What is being asked: Restate each of the lines below word for word and drop every picture.

▼

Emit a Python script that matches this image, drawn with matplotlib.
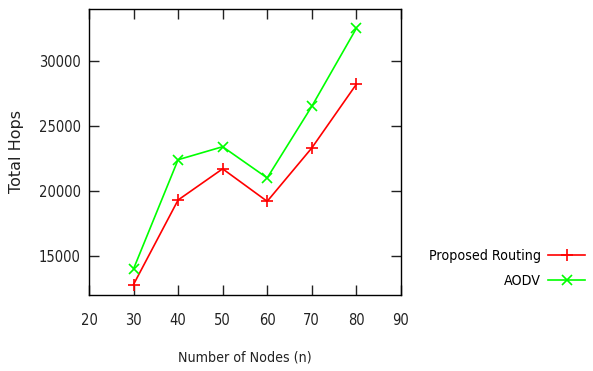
import matplotlib
matplotlib.use('Agg')
import matplotlib.pyplot as plt

# number of nodes and total hops
nodes = [30, 40, 50, 60, 70, 80]
proposed = [12800, 19300, 21700, 19200, 23300, 28200]
aodv = [14000, 22400, 23400, 21000, 26500, 32500]

xticks = [20, 30, 40, 50, 60, 70, 80, 90]
yticks = [15000, 20000, 25000, 30000]

plt.rcParams['font.family'] = ['DejaVu Sans']
plt.rcParams['font.stretch'] = 'condensed'

fig = plt.figure(figsize=(5.93, 3.71), dpi=100)
ax = fig.add_axes([0.150, 0.205, 0.526, 0.771])

ax.plot(nodes, proposed, c='#ff0000', lw=1.2, marker='+', ms=9, mew=1.2,
        label='Proposed Routing')
ax.plot(nodes, aodv, c='#00ff00', lw=1.2, marker='x', ms=7, mew=1.2,
        label='AODV')

ax.set_xlim(20, 90)
ax.set_ylim(12000, 34000)
ax.set_xticks(xticks)
ax.set_yticks(yticks)
ax.tick_params(axis='both', direction='in', length=7, width=1,
               top=True, right=True, labelsize=10.5, colors='#222222')
ax.tick_params(axis='x', pad=13)
ax.tick_params(axis='y', pad=6)
for s in ax.spines.values():
    s.set_linewidth(1)

ax.set_xlabel('Number of Nodes (n)', fontsize=10.2, color='#222222')
ax.xaxis.set_label_coords(0.5, -0.195)
ax.set_ylabel('Total Hops', fontsize=11.5, color='#222222', fontstretch='normal')
ax.yaxis.set_label_coords(-0.207, 0.5)

fig.legend(loc='center right', bbox_to_anchor=(0.987, 0.276), frameon=False,
           markerfirst=False, fontsize=10.2, handlelength=2.6, handletextpad=0.55,
           labelspacing=0.8, borderpad=0, borderaxespad=0)

fig.savefig('out.png', dpi=100)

▲

Full solution:
Emit a Python script that matches this image, drawn with matplotlib.
import matplotlib
matplotlib.use('Agg')
import matplotlib.pyplot as plt

# number of nodes and total hops
nodes = [30, 40, 50, 60, 70, 80]
proposed = [12800, 19300, 21700, 19200, 23300, 28200]
aodv = [14000, 22400, 23400, 21000, 26500, 32500]

xticks = [20, 30, 40, 50, 60, 70, 80, 90]
yticks = [15000, 20000, 25000, 30000]

plt.rcParams['font.family'] = ['DejaVu Sans']
plt.rcParams['font.stretch'] = 'condensed'

fig = plt.figure(figsize=(5.93, 3.71), dpi=100)
ax = fig.add_axes([0.150, 0.205, 0.526, 0.771])

ax.plot(nodes, proposed, c='#ff0000', lw=1.2, marker='+', ms=9, mew=1.2,
        label='Proposed Routing')
ax.plot(nodes, aodv, c='#00ff00', lw=1.2, marker='x', ms=7, mew=1.2,
        label='AODV')

ax.set_xlim(20, 90)
ax.set_ylim(12000, 34000)
ax.set_xticks(xticks)
ax.set_yticks(yticks)
ax.tick_params(axis='both', direction='in', length=7, width=1,
               top=True, right=True, labelsize=10.5, colors='#222222')
ax.tick_params(axis='x', pad=13)
ax.tick_params(axis='y', pad=6)
for s in ax.spines.values():
    s.set_linewidth(1)

ax.set_xlabel('Number of Nodes (n)', fontsize=10.2, color='#222222')
ax.xaxis.set_label_coords(0.5, -0.195)
ax.set_ylabel('Total Hops', fontsize=11.5, color='#222222', fontstretch='normal')
ax.yaxis.set_label_coords(-0.207, 0.5)

fig.legend(loc='center right', bbox_to_anchor=(0.987, 0.276), frameon=False,
           markerfirst=False, fontsize=10.2, handlelength=2.6, handletextpad=0.55,
           labelspacing=0.8, borderpad=0, borderaxespad=0)

fig.savefig('out.png', dpi=100)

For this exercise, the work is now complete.